# [What is asked]
Gather up every line that includes the string "with".

# [Records supplied]
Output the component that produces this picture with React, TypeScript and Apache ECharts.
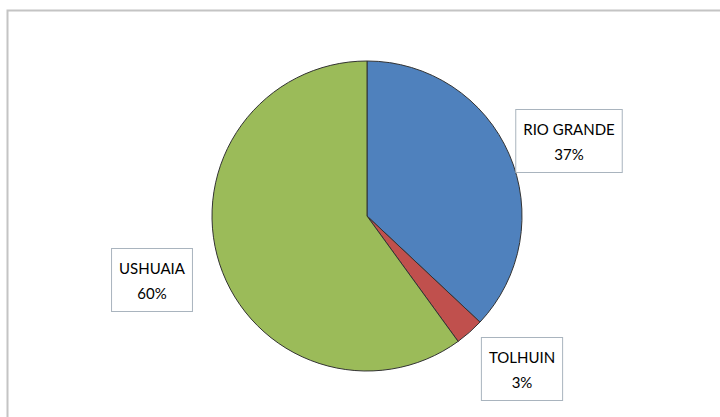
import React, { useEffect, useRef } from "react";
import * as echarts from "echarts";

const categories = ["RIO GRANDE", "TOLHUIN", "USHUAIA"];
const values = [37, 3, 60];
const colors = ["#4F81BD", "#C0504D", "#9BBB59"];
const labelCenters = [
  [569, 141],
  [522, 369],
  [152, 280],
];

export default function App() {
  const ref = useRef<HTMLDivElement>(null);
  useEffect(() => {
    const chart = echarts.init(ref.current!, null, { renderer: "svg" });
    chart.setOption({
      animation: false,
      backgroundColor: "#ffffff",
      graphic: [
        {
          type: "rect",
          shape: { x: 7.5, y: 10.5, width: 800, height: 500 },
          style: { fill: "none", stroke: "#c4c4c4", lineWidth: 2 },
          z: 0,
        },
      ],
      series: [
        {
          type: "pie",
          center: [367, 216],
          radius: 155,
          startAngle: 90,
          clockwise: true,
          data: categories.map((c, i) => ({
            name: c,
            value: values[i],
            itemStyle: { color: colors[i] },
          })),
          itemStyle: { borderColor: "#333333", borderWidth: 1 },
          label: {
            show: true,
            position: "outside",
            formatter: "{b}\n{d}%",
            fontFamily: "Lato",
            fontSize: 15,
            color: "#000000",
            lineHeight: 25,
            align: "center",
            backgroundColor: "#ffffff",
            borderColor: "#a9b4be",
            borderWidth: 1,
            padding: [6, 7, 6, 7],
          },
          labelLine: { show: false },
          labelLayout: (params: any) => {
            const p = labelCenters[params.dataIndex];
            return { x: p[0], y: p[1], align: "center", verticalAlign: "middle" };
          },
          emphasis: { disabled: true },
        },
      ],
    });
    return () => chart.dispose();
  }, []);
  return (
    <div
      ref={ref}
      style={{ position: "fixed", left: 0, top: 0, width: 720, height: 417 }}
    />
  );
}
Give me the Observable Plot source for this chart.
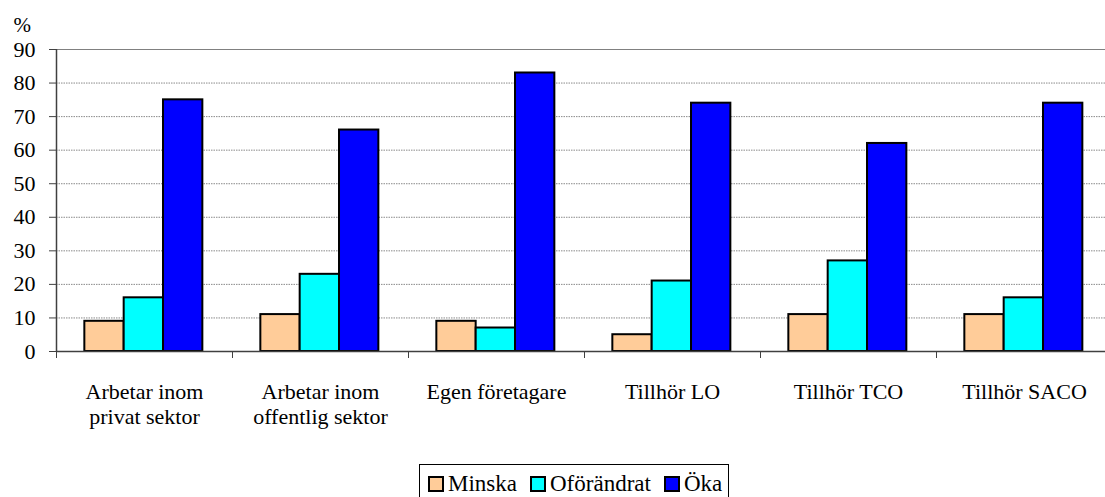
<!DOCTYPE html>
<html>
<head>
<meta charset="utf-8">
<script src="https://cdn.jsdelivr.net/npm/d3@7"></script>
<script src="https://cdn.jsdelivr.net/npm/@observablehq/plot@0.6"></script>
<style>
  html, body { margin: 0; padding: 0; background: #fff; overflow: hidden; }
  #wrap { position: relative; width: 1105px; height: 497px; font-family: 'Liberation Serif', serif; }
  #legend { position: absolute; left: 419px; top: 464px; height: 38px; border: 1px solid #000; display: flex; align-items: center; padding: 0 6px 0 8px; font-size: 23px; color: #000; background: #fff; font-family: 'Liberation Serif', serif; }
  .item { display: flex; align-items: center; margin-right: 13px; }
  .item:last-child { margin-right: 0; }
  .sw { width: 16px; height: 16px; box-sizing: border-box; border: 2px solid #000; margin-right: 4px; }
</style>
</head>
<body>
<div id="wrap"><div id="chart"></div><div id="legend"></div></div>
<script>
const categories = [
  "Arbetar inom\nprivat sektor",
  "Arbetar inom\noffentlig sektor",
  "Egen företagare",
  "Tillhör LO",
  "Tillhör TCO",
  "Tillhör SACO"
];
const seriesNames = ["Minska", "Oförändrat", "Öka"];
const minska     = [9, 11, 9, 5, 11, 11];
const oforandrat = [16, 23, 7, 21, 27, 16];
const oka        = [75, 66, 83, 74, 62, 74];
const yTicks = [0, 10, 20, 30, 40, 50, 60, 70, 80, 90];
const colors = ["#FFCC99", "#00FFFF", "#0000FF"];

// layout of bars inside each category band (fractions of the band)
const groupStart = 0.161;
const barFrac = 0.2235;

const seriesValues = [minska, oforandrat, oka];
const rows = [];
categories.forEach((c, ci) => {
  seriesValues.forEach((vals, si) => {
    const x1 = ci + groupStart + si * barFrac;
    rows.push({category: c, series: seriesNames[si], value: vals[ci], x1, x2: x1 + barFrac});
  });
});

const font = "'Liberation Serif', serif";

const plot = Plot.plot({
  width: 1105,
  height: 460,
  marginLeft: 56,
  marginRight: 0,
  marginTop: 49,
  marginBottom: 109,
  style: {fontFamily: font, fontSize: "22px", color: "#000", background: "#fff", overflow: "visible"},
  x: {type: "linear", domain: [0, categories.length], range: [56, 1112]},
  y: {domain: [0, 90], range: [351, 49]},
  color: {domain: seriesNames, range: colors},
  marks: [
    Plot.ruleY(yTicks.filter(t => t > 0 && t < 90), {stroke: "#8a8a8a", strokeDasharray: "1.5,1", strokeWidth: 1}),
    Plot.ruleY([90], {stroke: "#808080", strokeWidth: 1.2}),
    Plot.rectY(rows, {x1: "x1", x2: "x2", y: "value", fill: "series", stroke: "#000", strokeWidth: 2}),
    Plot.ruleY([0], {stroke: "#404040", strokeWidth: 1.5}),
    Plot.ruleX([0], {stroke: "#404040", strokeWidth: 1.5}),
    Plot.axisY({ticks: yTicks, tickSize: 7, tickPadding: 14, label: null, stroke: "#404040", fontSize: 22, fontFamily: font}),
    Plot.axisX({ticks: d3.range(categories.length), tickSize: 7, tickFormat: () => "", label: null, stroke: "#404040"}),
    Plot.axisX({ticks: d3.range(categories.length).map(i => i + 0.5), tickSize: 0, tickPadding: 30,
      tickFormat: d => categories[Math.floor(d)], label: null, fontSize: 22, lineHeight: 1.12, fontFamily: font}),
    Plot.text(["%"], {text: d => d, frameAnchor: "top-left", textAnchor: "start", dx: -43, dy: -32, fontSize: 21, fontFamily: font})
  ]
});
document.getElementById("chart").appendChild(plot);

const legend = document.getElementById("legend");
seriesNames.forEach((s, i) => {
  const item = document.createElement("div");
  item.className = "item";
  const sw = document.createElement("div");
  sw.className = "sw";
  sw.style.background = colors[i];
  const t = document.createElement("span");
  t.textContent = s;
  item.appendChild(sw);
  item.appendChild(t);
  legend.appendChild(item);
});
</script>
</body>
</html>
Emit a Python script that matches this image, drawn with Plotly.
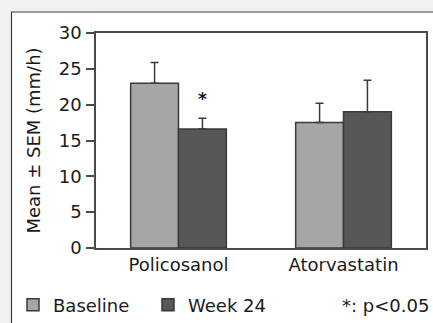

# [Exercise solution]
Output the component that produces this picture with React, TypeScript and Apache ECharts.
Emit a Python script that matches this image, drawn with Plotly.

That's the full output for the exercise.